Ralf Unna kritisiert das: »Es geht jetzt doch darum, die Vorgänge hier aufzuklären und die Verantwortlichen zu finden — und nicht als erstes eine Grundsatzdebatte über Mängel im ­System der Sicherheitsdienstleistungen in Deutschland zu führen.« Unna drängt auch darauf, Blomes Vorgänger Stefan Keller, heute für die CDU Oberbürgermeister in Düsseldorf, einzuladen, in dessen Amtszeit laut Prüfbericht auch Verstöße im Ordnungsamt fallen.

Die Stadt arbeitet derweil weiter mit Sicherheitsfirmen, gegen die Vorwürfe erhoben wurden — zu wenig Zeit bleibt bis zum 11.11. Detjen kann das daher nachvollziehen, betont aber: »Die Prüfung aller Subunternehmen muss diesmal vorher unbedingt gewährleistet sein, um die Sicherheit garantieren zu können.« Doch viele Bürger, aber auch Politiker halten das nicht für ausreichend. Am Runden Tisch Karneval ist kein neues Konzept entwickelt worden, den Ansturm auf das Kwartier Latäng abzumildern. Neue, attraktive Veranstaltungen an anderen Orten, um Hotspots zu entlasten, gibt es nicht.

Die Stadt Köln müsse endlich die Rolle als Veranstalterin des Straßenkarnevals annehmen, nicht nur als Ordnungsbehörde, sagen sowohl Jörg Detjen als auch Ralf Unna. Doch die Stadt Köln scheut den damit verbundenen Aufwand und die Kosten.

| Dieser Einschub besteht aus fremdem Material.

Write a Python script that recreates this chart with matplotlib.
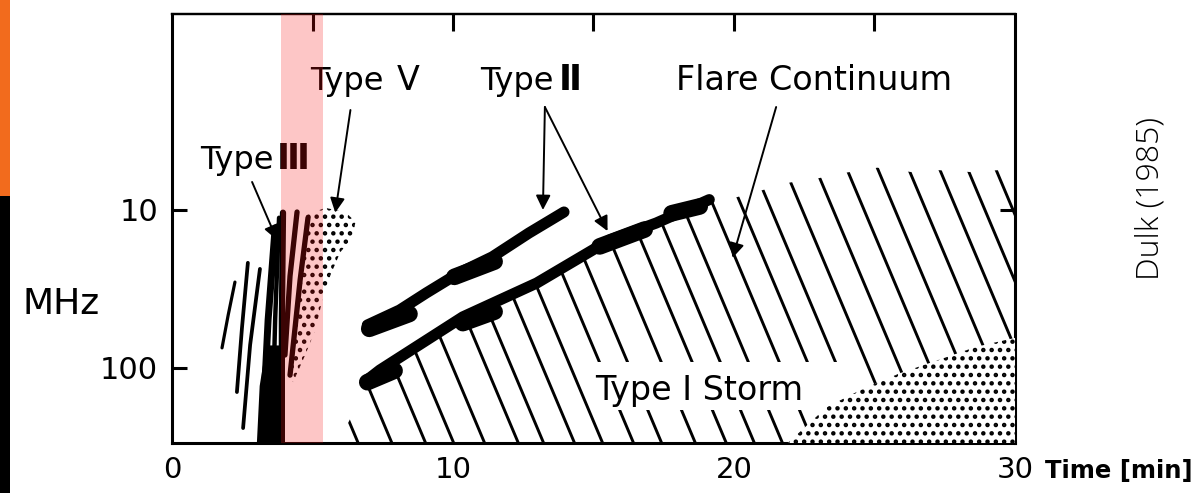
import numpy as np
import matplotlib
matplotlib.use("Agg")
import matplotlib.pyplot as plt
from matplotlib.patches import Polygon, Rectangle
from matplotlib.ticker import NullLocator, FixedLocator

plt.rcParams['font.family'] = ['DejaVu Sans']
plt.rcParams['hatch.linewidth'] = 2.0

# ---------------- data (time in min, frequency in MHz) ----------------
x_ticks = [0, 10, 20, 30]
x_ticklabels = ['0', '10', '20', '30']
top_ticks = [5, 10, 15, 20, 25]
y_ticks = [10, 100]
y_ticklabels = ['10', '100']

# Type III bursts: top, middle and bottom point of each drifting burst
t3_t_top = [2.24, 2.70, 3.13, 3.67, 3.81, 3.95, 4.45, 4.84]
t3_f_top = [28.6, 21.6, 23.6, 13.0, 11.2, 10.4, 10.3, 11.2]
t3_t_mid = [2.00, 2.49, 2.78, 3.42, 3.67, 3.91, 4.20, 4.56]
t3_f_mid = [46.2, 55.8, 71.5, 49.7, 49.7, 49.7, 26.2, 27.7]
t3_t_bot = [1.78, 2.31, 2.53, 3.20, 3.56, 3.91, 4.02, 4.20]
t3_f_bot = [74.6, 142, 240, 300, 300, 300, 82.8, 111]
t3_block_t = [3.35, 3.88, 3.88, 3.02, 3.12]
t3_block_f = [72, 72, 300, 300, 130]

# Type V stippled region
t5_t = [4.74, 5.46, 6.17, 6.53, 6.42, 5.99, 5.64, 5.35, 5.10, 4.74, 4.31, 4.14, 4.39, 4.56, 4.71]
t5_f = [10.8, 9.7, 10.3, 11.9, 15.0, 18.5, 25.8, 37.2, 57.4, 82.8, 123, 106, 57.4, 32, 17.9]

# Type II lanes (upper = harmonic lane, lower = fundamental lane)
t2u_t = [6.95, 8.10, 9.05, 10.22, 11.40, 12.70, 13.95]
t2u_f = [53.5, 43.0, 33.5, 25.0, 19.8, 14.0, 10.3]
t2l_t = [6.92, 7.40, 10.35, 12.98, 15.57, 17.23, 19.12]
t2l_f = [120, 103, 47.5, 29.0, 15.5, 12.1, 8.6]
# thicker clumps along the lanes
blob_t0 = [7.02, 10.05, 6.95, 10.35, 15.22, 17.78]
blob_f0 = [56.5, 26.5, 123, 52.0, 17.0, 10.5]
blob_t1 = [8.45, 11.48, 7.92, 11.48, 16.82, 18.78]
blob_f1 = [45.5, 21.2, 104, 44.0, 13.3, 9.5]

# Flare continuum region (outline, closed along the bottom)
cont_t = [5.9, 6.4, 6.95, 7.35, 10.35, 12.95, 15.55, 17.25, 19.12, 20.1, 21.0, 22.0,
          23.0, 24.0, 25.1, 26.3, 27.3, 28.4, 29.4, 30.0, 30.0]
cont_f = [300, 200, 130, 106, 49, 30, 16, 12.5, 8.9, 8.3, 7.5, 6.7,
          6.3, 5.8, 5.4, 5.75, 5.6, 5.75, 5.6, 5.6, 300]
# hatch lines: time at which each line crosses 100 MHz
hatch_t100 = [5.5, 6.7, 7.9, 8.9, 10.0, 11.2, 12.1, 13.2, 14.2, 15.3, 16.3, 17.5, 18.6,
              19.6, 20.6, 21.7, 22.7, 23.7, 24.8, 25.9, 27.0, 28.1, 29.2, 30.3, 31.3, 32.3]
hatch_slope = 2.37   # min per decade of frequency

# Type I storm stippled region
storm_t = [21.9, 23.3, 24.5, 25.9, 27.6, 28.6, 30.0, 30.0]
storm_f = [300, 177, 138, 108, 85, 73.6, 64.5, 300]

# pink highlighted interval
band_t = [3.88, 5.37]

# ---------------- figure ----------------
fig = plt.figure(figsize=(11.98, 4.93), dpi=100)
ax = fig.add_axes([172/1198, 50/493, 843/1198, 429/493])
ax.set_yscale('log')
ax.set_xlim(0, 30)
ax.set_ylim(298.4, 0.575)

K = 'black'
# Type III bursts
t3_w = [2.3, 2.7, 2.7, 5.0, 3.2, 4.5, 3.8, 3.8]
for i in range(len(t3_t_top)):
    ax.plot([t3_t_top[i], t3_t_mid[i], t3_t_bot[i]],
            [t3_f_top[i], t3_f_mid[i], t3_f_bot[i]],
            color=K, lw=t3_w[i], solid_capstyle='round', solid_joinstyle='round', zorder=5)
ax.add_patch(Polygon(np.column_stack([t3_block_t, t3_block_f]), closed=True,
                     facecolor=K, edgecolor='none', zorder=5))

# Type V stipple
ax.add_patch(Polygon(np.column_stack([t5_t, t5_f]), closed=True, facecolor='none',
                     edgecolor=K, lw=0, hatch='..', zorder=4))

# Flare continuum hatch lines
cont_poly = Polygon(np.column_stack([cont_t, cont_f]), closed=True,
                    transform=ax.transData, facecolor='none', edgecolor='none')
ax.add_patch(cont_poly)
lf = np.log10(np.array([2.0, 330.0]))
for t100 in hatch_t100:
    tt = t100 + hatch_slope * (lf - 2)
    ln, = ax.plot(tt, 10**lf, color=K, lw=2.1, solid_capstyle='butt', zorder=2)
    ln.set_clip_path(cont_poly)

# gap behind the Type I Storm label
ax.fill_between([15.1, 24.6], 91, 184, color='white', lw=0, zorder=3)

# Type I storm stipple
ax.add_patch(Polygon(np.column_stack([storm_t, storm_f]), closed=True,
                     facecolor='white', edgecolor=K, lw=0, hatch='..', zorder=4))

# Type II lanes
ax.plot(t2u_t, t2u_f, color=K, lw=8, solid_capstyle='round', zorder=6)
ax.plot(t2l_t, t2l_f, color=K, lw=8, solid_capstyle='round', zorder=6)
for a, b, c, d in zip(blob_t0, blob_f0, blob_t1, blob_f1):
    ax.plot([a, c], [b, d], color=K, lw=12, solid_capstyle='round', zorder=6)

# arrows
ap = dict(arrowstyle='-|>', color=K, lw=1.4, mutation_scale=22, shrinkA=0, shrinkB=0)
ax.annotate('', xy=(3.74, 15.5), xytext=(2.85, 6.65), arrowprops=ap, zorder=7)
ax.annotate('', xy=(5.81, 10.4), xytext=(6.35, 2.33), arrowprops=ap, zorder=7)
ax.annotate('', xy=(13.2, 10.0), xytext=(13.27, 2.23), arrowprops=ap, zorder=7)
ax.annotate('', xy=(15.5, 13.6), xytext=(13.27, 2.23), arrowprops=ap, zorder=7)
ax.annotate('', xy=(19.95, 20.1), xytext=(21.5, 2.23), arrowprops=ap, zorder=7)

# labels (word and Roman numeral)
lab = dict(ha='center', va='baseline', color=K, zorder=8)
ax.text(2.31, 5.5, 'Type', fontsize=23, **lab)
ax.text(4.33, 5.5, '\u2162', fontsize=25, fontweight='bold', **lab)
ax.text(6.23, 1.74, 'Type', fontsize=23, **lab)
ax.text(8.40, 1.74, '\u2164', fontsize=24, **lab)
ax.text(12.28, 1.74, 'Type', fontsize=23, **lab)
ax.text(14.16, 1.74, '\u2161', fontsize=25, fontweight='bold', **lab)
ax.text(22.86, 1.74, 'Flare Continuum', fontsize=24, **lab)
ax.text(18.75, 160, 'Type \u2160 Storm', fontsize=24, **lab)

# pink highlight band on top of everything
ax.axvspan(band_t[0], band_t[1], color=(0.97, 0.08, 0.08), alpha=0.24, lw=0, zorder=20)

# axes styling
for s in ['left', 'bottom', 'right']:
    ax.spines[s].set_linewidth(2.2)
ax.spines['top'].set_linewidth(1.6)
ax.yaxis.set_major_locator(FixedLocator(y_ticks))
ax.yaxis.set_minor_locator(NullLocator())
ax.set_yticklabels(y_ticklabels)
ax.set_xticks(x_ticks)
ax.set_xticklabels(x_ticklabels)
ax.tick_params(axis='y', which='major', direction='in', length=11, width=2.2,
               labelsize=22, pad=10, right=True)
ax.tick_params(axis='y', which='minor', length=0)
ax.tick_params(axis='x', length=0, labelsize=21, pad=9)
sec = ax.secondary_xaxis('top')
sec.set_xticks(top_ticks)
sec.tick_params(direction='in', length=12, width=2.2, labeltop=False)
sec.spines['top'].set_linewidth(1.6)

fig.text(61/1198, 1 - 304/493, 'MHz', fontsize=26, ha='center', va='center')
fig.text(1119/1198, 1 - 471/493, 'Time [min]', fontsize=17.5, fontweight='bold',
         ha='center', va='center')
fig.text(1150/1198, 1 - 199/493, 'Dulk (1985)', rotation=90, fontsize=23,
         family=['Open Sans', 'DejaVu Sans'], fontweight='light', color='black',
         ha='center', va='center')

# side colour bar
fig.add_artist(Rectangle((0, 1 - 196/493), 10/1198, 196/493, transform=fig.transFigure,
                         facecolor='#F26B1D', edgecolor='none'))
fig.add_artist(Rectangle((0, 0), 10/1198, 1 - 196/493, transform=fig.transFigure,
                         facecolor='black', edgecolor='none'))

fig.savefig('out.png', dpi=100)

Unterdessen demonstrierte die Bürgergemeinschaft Rathenauplatz vor dem Rathaus gegen die aus ihrer Sicht mangelnde ­Bemühung, das Chaos am 11.11. einzudämmen. Sie forderte auch Entschädigungen für Anwohner, die in den vergangenen Jahren am Sessionsauftakt teils ihre Häuser nicht mehr verlassen konnten.